══ Stored data ══
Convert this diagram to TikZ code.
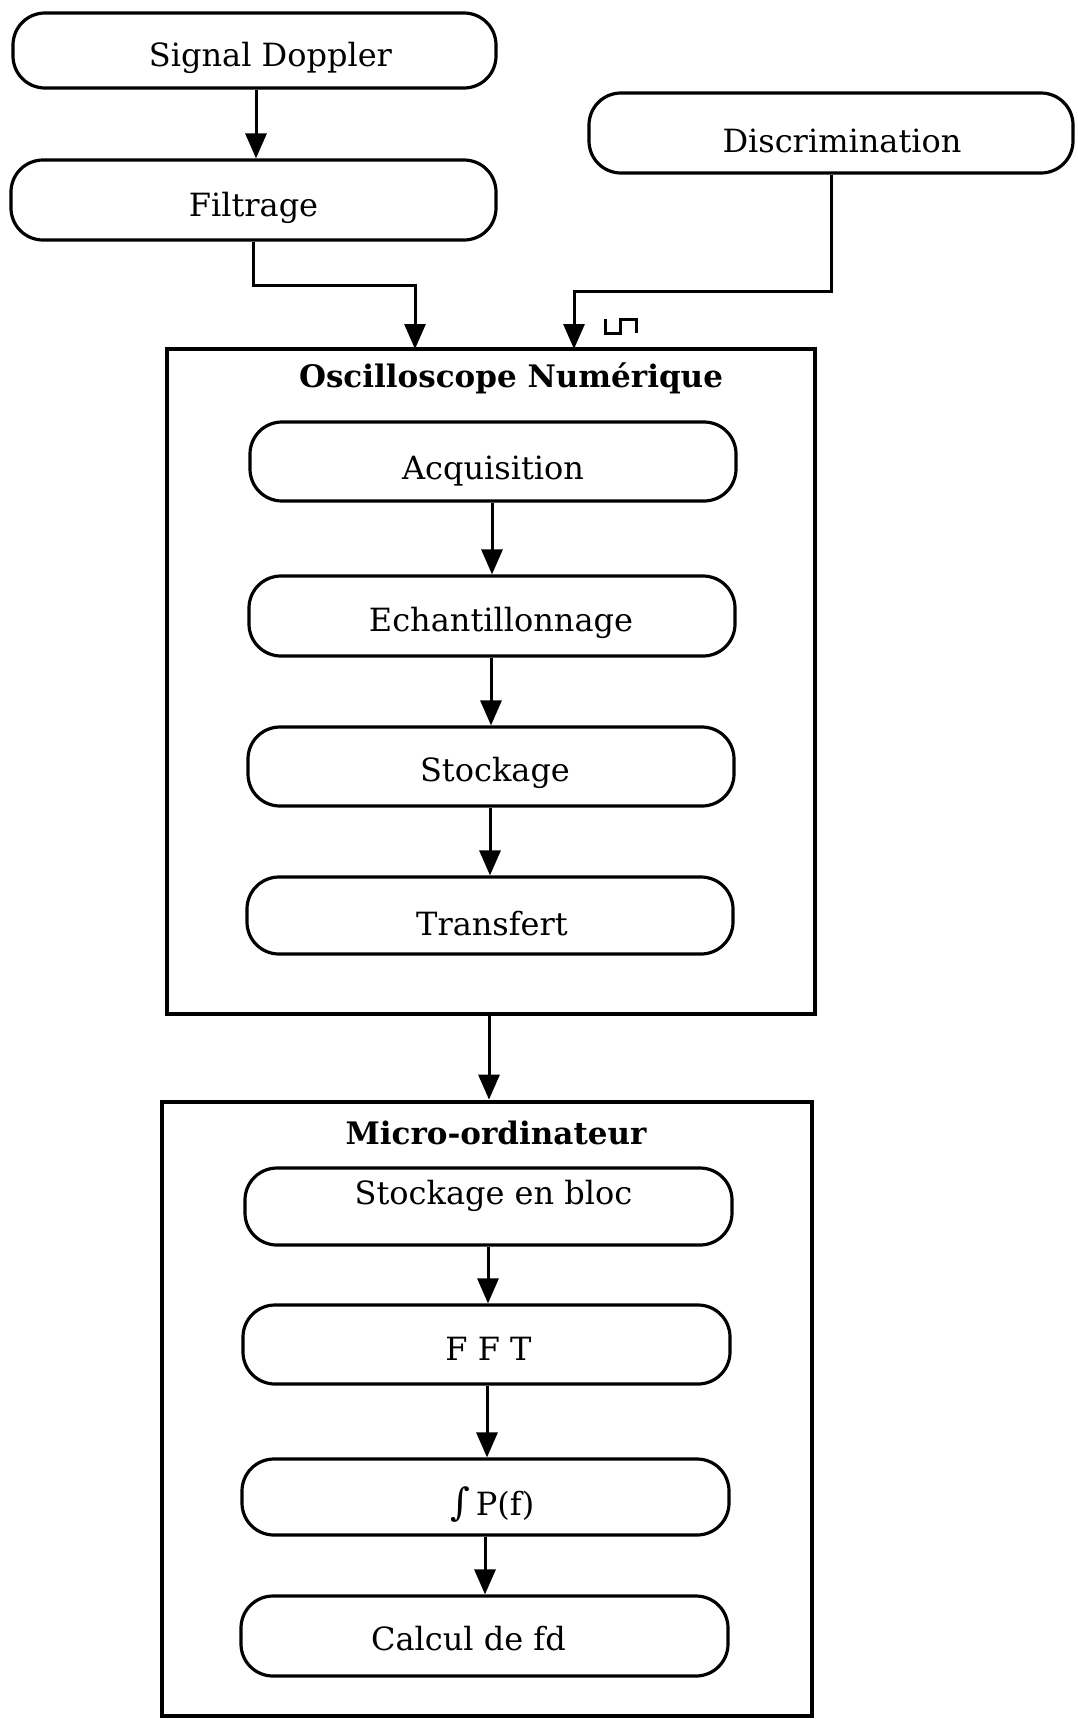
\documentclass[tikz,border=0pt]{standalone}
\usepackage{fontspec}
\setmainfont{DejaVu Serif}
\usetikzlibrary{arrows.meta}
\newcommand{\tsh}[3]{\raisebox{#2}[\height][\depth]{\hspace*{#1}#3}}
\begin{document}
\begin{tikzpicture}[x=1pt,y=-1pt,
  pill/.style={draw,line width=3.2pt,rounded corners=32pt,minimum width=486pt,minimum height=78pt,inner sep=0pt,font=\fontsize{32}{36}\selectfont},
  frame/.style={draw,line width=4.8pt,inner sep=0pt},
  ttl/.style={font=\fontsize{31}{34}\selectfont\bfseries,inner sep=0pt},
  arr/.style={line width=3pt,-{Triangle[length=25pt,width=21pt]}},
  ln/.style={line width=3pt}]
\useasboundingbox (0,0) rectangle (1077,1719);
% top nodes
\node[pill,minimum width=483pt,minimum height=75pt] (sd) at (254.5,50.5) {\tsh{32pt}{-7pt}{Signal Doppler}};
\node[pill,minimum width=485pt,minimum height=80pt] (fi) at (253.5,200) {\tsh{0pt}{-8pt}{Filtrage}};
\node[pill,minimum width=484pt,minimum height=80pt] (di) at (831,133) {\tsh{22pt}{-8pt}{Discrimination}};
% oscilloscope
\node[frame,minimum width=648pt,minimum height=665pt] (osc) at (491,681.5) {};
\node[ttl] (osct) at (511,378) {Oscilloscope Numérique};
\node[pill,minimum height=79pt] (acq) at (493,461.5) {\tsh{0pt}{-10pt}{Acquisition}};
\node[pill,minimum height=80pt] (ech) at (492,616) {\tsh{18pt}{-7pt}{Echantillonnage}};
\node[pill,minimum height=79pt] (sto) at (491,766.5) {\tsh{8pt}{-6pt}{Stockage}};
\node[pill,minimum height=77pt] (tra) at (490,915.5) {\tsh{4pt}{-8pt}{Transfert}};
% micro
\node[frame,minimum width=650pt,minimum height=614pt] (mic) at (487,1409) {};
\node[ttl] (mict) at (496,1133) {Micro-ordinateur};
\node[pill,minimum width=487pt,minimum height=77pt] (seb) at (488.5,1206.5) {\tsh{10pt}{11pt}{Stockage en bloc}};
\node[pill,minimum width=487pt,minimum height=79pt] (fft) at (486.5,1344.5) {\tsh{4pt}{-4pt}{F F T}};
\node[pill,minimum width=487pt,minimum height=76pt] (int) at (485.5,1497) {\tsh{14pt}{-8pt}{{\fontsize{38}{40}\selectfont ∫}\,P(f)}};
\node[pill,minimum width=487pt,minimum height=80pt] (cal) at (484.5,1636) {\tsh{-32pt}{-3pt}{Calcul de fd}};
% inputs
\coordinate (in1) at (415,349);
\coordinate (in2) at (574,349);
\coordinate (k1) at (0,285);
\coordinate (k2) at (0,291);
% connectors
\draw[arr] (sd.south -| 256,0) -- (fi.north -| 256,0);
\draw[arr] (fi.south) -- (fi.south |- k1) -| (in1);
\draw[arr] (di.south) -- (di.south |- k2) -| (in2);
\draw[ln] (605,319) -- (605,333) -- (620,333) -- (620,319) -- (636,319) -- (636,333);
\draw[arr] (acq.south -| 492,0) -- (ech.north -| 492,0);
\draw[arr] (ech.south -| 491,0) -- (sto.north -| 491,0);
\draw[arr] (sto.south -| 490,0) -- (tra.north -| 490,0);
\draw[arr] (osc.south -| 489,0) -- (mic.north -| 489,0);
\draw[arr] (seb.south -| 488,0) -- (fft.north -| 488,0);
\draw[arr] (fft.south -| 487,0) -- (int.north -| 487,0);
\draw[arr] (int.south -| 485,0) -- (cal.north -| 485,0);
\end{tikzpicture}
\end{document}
═══
# What the exercise asks:
Omit the pictures, then output the rest of the listing exactly.

# Exercise output:
Convert this diagram to TikZ code.
\documentclass[tikz,border=0pt]{standalone}
\usepackage{fontspec}
\setmainfont{DejaVu Serif}
\usetikzlibrary{arrows.meta}
\newcommand{\tsh}[3]{\raisebox{#2}[\height][\depth]{\hspace*{#1}#3}}
\begin{document}
\begin{tikzpicture}[x=1pt,y=-1pt,
  pill/.style={draw,line width=3.2pt,rounded corners=32pt,minimum width=486pt,minimum height=78pt,inner sep=0pt,font=\fontsize{32}{36}\selectfont},
  frame/.style={draw,line width=4.8pt,inner sep=0pt},
  ttl/.style={font=\fontsize{31}{34}\selectfont\bfseries,inner sep=0pt},
  arr/.style={line width=3pt,-{Triangle[length=25pt,width=21pt]}},
  ln/.style={line width=3pt}]
\useasboundingbox (0,0) rectangle (1077,1719);
% top nodes
\node[pill,minimum width=483pt,minimum height=75pt] (sd) at (254.5,50.5) {\tsh{32pt}{-7pt}{Signal Doppler}};
\node[pill,minimum width=485pt,minimum height=80pt] (fi) at (253.5,200) {\tsh{0pt}{-8pt}{Filtrage}};
\node[pill,minimum width=484pt,minimum height=80pt] (di) at (831,133) {\tsh{22pt}{-8pt}{Discrimination}};
% oscilloscope
\node[frame,minimum width=648pt,minimum height=665pt] (osc) at (491,681.5) {};
\node[ttl] (osct) at (511,378) {Oscilloscope Numérique};
\node[pill,minimum height=79pt] (acq) at (493,461.5) {\tsh{0pt}{-10pt}{Acquisition}};
\node[pill,minimum height=80pt] (ech) at (492,616) {\tsh{18pt}{-7pt}{Echantillonnage}};
\node[pill,minimum height=79pt] (sto) at (491,766.5) {\tsh{8pt}{-6pt}{Stockage}};
\node[pill,minimum height=77pt] (tra) at (490,915.5) {\tsh{4pt}{-8pt}{Transfert}};
% micro
\node[frame,minimum width=650pt,minimum height=614pt] (mic) at (487,1409) {};
\node[ttl] (mict) at (496,1133) {Micro-ordinateur};
\node[pill,minimum width=487pt,minimum height=77pt] (seb) at (488.5,1206.5) {\tsh{10pt}{11pt}{Stockage en bloc}};
\node[pill,minimum width=487pt,minimum height=79pt] (fft) at (486.5,1344.5) {\tsh{4pt}{-4pt}{F F T}};
\node[pill,minimum width=487pt,minimum height=76pt] (int) at (485.5,1497) {\tsh{14pt}{-8pt}{{\fontsize{38}{40}\selectfont ∫}\,P(f)}};
\node[pill,minimum width=487pt,minimum height=80pt] (cal) at (484.5,1636) {\tsh{-32pt}{-3pt}{Calcul de fd}};
% inputs
\coordinate (in1) at (415,349);
\coordinate (in2) at (574,349);
\coordinate (k1) at (0,285);
\coordinate (k2) at (0,291);
% connectors
\draw[arr] (sd.south -| 256,0) -- (fi.north -| 256,0);
\draw[arr] (fi.south) -- (fi.south |- k1) -| (in1);
\draw[arr] (di.south) -- (di.south |- k2) -| (in2);
\draw[ln] (605,319) -- (605,333) -- (620,333) -- (620,319) -- (636,319) -- (636,333);
\draw[arr] (acq.south -| 492,0) -- (ech.north -| 492,0);
\draw[arr] (ech.south -| 491,0) -- (sto.north -| 491,0);
\draw[arr] (sto.south -| 490,0) -- (tra.north -| 490,0);
\draw[arr] (osc.south -| 489,0) -- (mic.north -| 489,0);
\draw[arr] (seb.south -| 488,0) -- (fft.north -| 488,0);
\draw[arr] (fft.south -| 487,0) -- (int.north -| 487,0);
\draw[arr] (int.south -| 485,0) -- (cal.north -| 485,0);
\end{tikzpicture}
\end{document}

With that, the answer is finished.